** Start Collected material **

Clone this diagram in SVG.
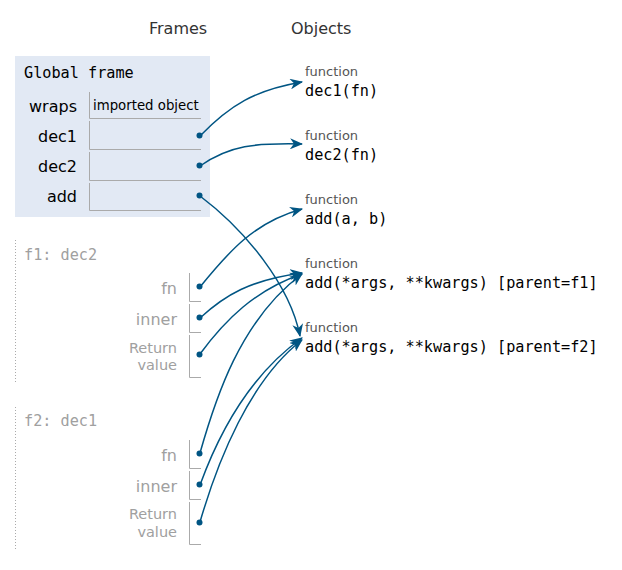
<svg xmlns="http://www.w3.org/2000/svg" width="622" height="570" viewBox="0 0 622 570">
<defs>
<style>
.hdr{font-family:"DejaVu Sans",Verdana,sans-serif;font-size:16px;fill:#333}
.mono{font-family:"DejaVu Sans Mono","Liberation Mono",monospace;font-size:15.2px}
.lbl{font-family:"DejaVu Sans",Verdana,sans-serif;font-size:16px;text-anchor:end}
.ret{font-family:"DejaVu Sans",Verdana,sans-serif;font-size:14.5px;text-anchor:end;fill:#a0a0a0}
.fnl{font-family:"DejaVu Sans",Verdana,sans-serif;font-size:13px;fill:#555}
.box{fill:none;stroke:#aaa;stroke-width:1}
.gray{fill:#a0a0a0}
.dot{fill:#005583}
.link{fill:none;stroke:#005583;stroke-width:1.5;marker-end:url(#ah)}
</style>
<marker id="ah" viewBox="0 0 12 10" refX="11" refY="5" markerWidth="13" markerHeight="11" markerUnits="userSpaceOnUse" orient="auto">
<path d="M0,0 L12,5 L0,10 L3.5,5 z" fill="#005583"/>
</marker>
</defs>
<text class="hdr" x="149" y="34">Frames</text>
<text class="hdr" x="291" y="34">Objects</text>

<g id="global-frame">
<rect x="15" y="56" width="195" height="161" fill="#e2e9f4"/>
<text class="mono" x="24" y="78" fill="#000">Global frame</text>
<text class="lbl" x="77" y="112">wraps</text>
<path class="box" d="M89.5,92 V118.5 H201"/>
<text x="93" y="109.5" font-family="DejaVu Sans,Verdana,sans-serif" font-size="13.3">imported object</text>
<text class="lbl" x="77" y="142">dec1</text>
<path class="box" d="M89.5,121 V149.5 H201"/>
<circle class="dot" cx="199.5" cy="135.5" r="3"/>
<text class="lbl" x="77" y="172">dec2</text>
<path class="box" d="M89.5,152 V180.5 H201"/>
<circle class="dot" cx="199.5" cy="165.5" r="3"/>
<text class="lbl" x="77" y="202">add</text>
<path class="box" d="M89.5,183 V210.5 H201"/>
<circle class="dot" cx="199.5" cy="195.5" r="3"/>
</g>

<g id="frame-f1">
<line x1="15.5" y1="240" x2="15.5" y2="383" stroke="#aaa" stroke-dasharray="1,2"/>
<text class="mono gray" x="24" y="260">f1: dec2</text>
<text class="lbl gray" x="177" y="294">fn</text>
<path class="box" d="M189.5,273 V301.5 H201"/>
<circle class="dot" cx="199.5" cy="286.5" r="3"/>
<text class="lbl gray" x="177" y="325">inner</text>
<path class="box" d="M189.5,304 V332.5 H201"/>
<circle class="dot" cx="199.5" cy="317.5" r="3"/>
<text class="ret" x="177" y="353">Return</text>
<text class="ret" x="177" y="370">value</text>
<path class="box" d="M189.5,335 V377.5 H201"/>
<circle class="dot" cx="199.5" cy="354.5" r="3"/>
</g>

<g id="frame-f2">
<line x1="15.5" y1="407" x2="15.5" y2="550" stroke="#aaa" stroke-dasharray="1,2"/>
<text class="mono gray" x="24" y="426">f2: dec1</text>
<text class="lbl gray" x="177" y="461">fn</text>
<path class="box" d="M189.5,440 V468.5 H201"/>
<circle class="dot" cx="199.5" cy="453.5" r="3"/>
<text class="lbl gray" x="177" y="492">inner</text>
<path class="box" d="M189.5,471 V499.5 H201"/>
<circle class="dot" cx="199.5" cy="484.5" r="3"/>
<text class="ret" x="177" y="519">Return</text>
<text class="ret" x="177" y="537">value</text>
<path class="box" d="M189.5,502 V544.5 H201"/>
<circle class="dot" cx="199.5" cy="522.5" r="3"/>
</g>

<g id="obj-dec1">
<text class="fnl" x="305" y="76">function</text>
<text class="mono" x="305" y="96" fill="#000">dec1(fn)</text>
</g>
<g id="obj-dec2">
<text class="fnl" x="305" y="140">function</text>
<text class="mono" x="305" y="160" fill="#000">dec2(fn)</text>
</g>
<g id="obj-add">
<text class="fnl" x="305" y="204">function</text>
<text class="mono" x="305" y="224" fill="#000">add(a, b)</text>
</g>
<g id="obj-inner-f1">
<text class="fnl" x="305" y="268">function</text>
<text class="mono" x="305" y="288" fill="#000">add(*args, **kwargs) [parent=f1]</text>
</g>
<g id="obj-inner-f2">
<text class="fnl" x="305" y="332">function</text>
<text class="mono" x="305" y="352" fill="#000">add(*args, **kwargs) [parent=f2]</text>
</g>

<g id="connectors">
<path class="link" d="M200,136 C230,105 255,90 302,82"/>
<path class="link" d="M200,166 C230,145 255,143 302,144"/>
<path class="link" d="M200,196 C245,230 290,285 300,336"/>
<path class="link" d="M200,287 C230,250 255,222 302,209"/>
<path class="link" d="M200,318 C225,295 250,280 302,273"/>
<path class="link" d="M200,354 C225,320 255,290 302,274"/>
<path class="link" d="M200,453 C215,400 240,320 302,274"/>
<path class="link" d="M200,485 C220,430 250,375 302,338"/>
<path class="link" d="M200,522 C218,460 250,380 302,340"/>
</g>
</svg>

** End Collected material **

# Stated task
From the material above, reproduce everything verbatim except the pictures.

# Output for this exercise
Clone this diagram in SVG.
<svg xmlns="http://www.w3.org/2000/svg" width="622" height="570" viewBox="0 0 622 570">
<defs>
<style>
.hdr{font-family:"DejaVu Sans",Verdana,sans-serif;font-size:16px;fill:#333}
.mono{font-family:"DejaVu Sans Mono","Liberation Mono",monospace;font-size:15.2px}
.lbl{font-family:"DejaVu Sans",Verdana,sans-serif;font-size:16px;text-anchor:end}
.ret{font-family:"DejaVu Sans",Verdana,sans-serif;font-size:14.5px;text-anchor:end;fill:#a0a0a0}
.fnl{font-family:"DejaVu Sans",Verdana,sans-serif;font-size:13px;fill:#555}
.box{fill:none;stroke:#aaa;stroke-width:1}
.gray{fill:#a0a0a0}
.dot{fill:#005583}
.link{fill:none;stroke:#005583;stroke-width:1.5;marker-end:url(#ah)}
</style>
<marker id="ah" viewBox="0 0 12 10" refX="11" refY="5" markerWidth="13" markerHeight="11" markerUnits="userSpaceOnUse" orient="auto">
<path d="M0,0 L12,5 L0,10 L3.5,5 z" fill="#005583"/>
</marker>
</defs>
<text class="hdr" x="149" y="34">Frames</text>
<text class="hdr" x="291" y="34">Objects</text>

<g id="global-frame">
<rect x="15" y="56" width="195" height="161" fill="#e2e9f4"/>
<text class="mono" x="24" y="78" fill="#000">Global frame</text>
<text class="lbl" x="77" y="112">wraps</text>
<path class="box" d="M89.5,92 V118.5 H201"/>
<text x="93" y="109.5" font-family="DejaVu Sans,Verdana,sans-serif" font-size="13.3">imported object</text>
<text class="lbl" x="77" y="142">dec1</text>
<path class="box" d="M89.5,121 V149.5 H201"/>
<circle class="dot" cx="199.5" cy="135.5" r="3"/>
<text class="lbl" x="77" y="172">dec2</text>
<path class="box" d="M89.5,152 V180.5 H201"/>
<circle class="dot" cx="199.5" cy="165.5" r="3"/>
<text class="lbl" x="77" y="202">add</text>
<path class="box" d="M89.5,183 V210.5 H201"/>
<circle class="dot" cx="199.5" cy="195.5" r="3"/>
</g>

<g id="frame-f1">
<line x1="15.5" y1="240" x2="15.5" y2="383" stroke="#aaa" stroke-dasharray="1,2"/>
<text class="mono gray" x="24" y="260">f1: dec2</text>
<text class="lbl gray" x="177" y="294">fn</text>
<path class="box" d="M189.5,273 V301.5 H201"/>
<circle class="dot" cx="199.5" cy="286.5" r="3"/>
<text class="lbl gray" x="177" y="325">inner</text>
<path class="box" d="M189.5,304 V332.5 H201"/>
<circle class="dot" cx="199.5" cy="317.5" r="3"/>
<text class="ret" x="177" y="353">Return</text>
<text class="ret" x="177" y="370">value</text>
<path class="box" d="M189.5,335 V377.5 H201"/>
<circle class="dot" cx="199.5" cy="354.5" r="3"/>
</g>

<g id="frame-f2">
<line x1="15.5" y1="407" x2="15.5" y2="550" stroke="#aaa" stroke-dasharray="1,2"/>
<text class="mono gray" x="24" y="426">f2: dec1</text>
<text class="lbl gray" x="177" y="461">fn</text>
<path class="box" d="M189.5,440 V468.5 H201"/>
<circle class="dot" cx="199.5" cy="453.5" r="3"/>
<text class="lbl gray" x="177" y="492">inner</text>
<path class="box" d="M189.5,471 V499.5 H201"/>
<circle class="dot" cx="199.5" cy="484.5" r="3"/>
<text class="ret" x="177" y="519">Return</text>
<text class="ret" x="177" y="537">value</text>
<path class="box" d="M189.5,502 V544.5 H201"/>
<circle class="dot" cx="199.5" cy="522.5" r="3"/>
</g>

<g id="obj-dec1">
<text class="fnl" x="305" y="76">function</text>
<text class="mono" x="305" y="96" fill="#000">dec1(fn)</text>
</g>
<g id="obj-dec2">
<text class="fnl" x="305" y="140">function</text>
<text class="mono" x="305" y="160" fill="#000">dec2(fn)</text>
</g>
<g id="obj-add">
<text class="fnl" x="305" y="204">function</text>
<text class="mono" x="305" y="224" fill="#000">add(a, b)</text>
</g>
<g id="obj-inner-f1">
<text class="fnl" x="305" y="268">function</text>
<text class="mono" x="305" y="288" fill="#000">add(*args, **kwargs) [parent=f1]</text>
</g>
<g id="obj-inner-f2">
<text class="fnl" x="305" y="332">function</text>
<text class="mono" x="305" y="352" fill="#000">add(*args, **kwargs) [parent=f2]</text>
</g>

<g id="connectors">
<path class="link" d="M200,136 C230,105 255,90 302,82"/>
<path class="link" d="M200,166 C230,145 255,143 302,144"/>
<path class="link" d="M200,196 C245,230 290,285 300,336"/>
<path class="link" d="M200,287 C230,250 255,222 302,209"/>
<path class="link" d="M200,318 C225,295 250,280 302,273"/>
<path class="link" d="M200,354 C225,320 255,290 302,274"/>
<path class="link" d="M200,453 C215,400 240,320 302,274"/>
<path class="link" d="M200,485 C220,430 250,375 302,338"/>
<path class="link" d="M200,522 C218,460 250,380 302,340"/>
</g>
</svg>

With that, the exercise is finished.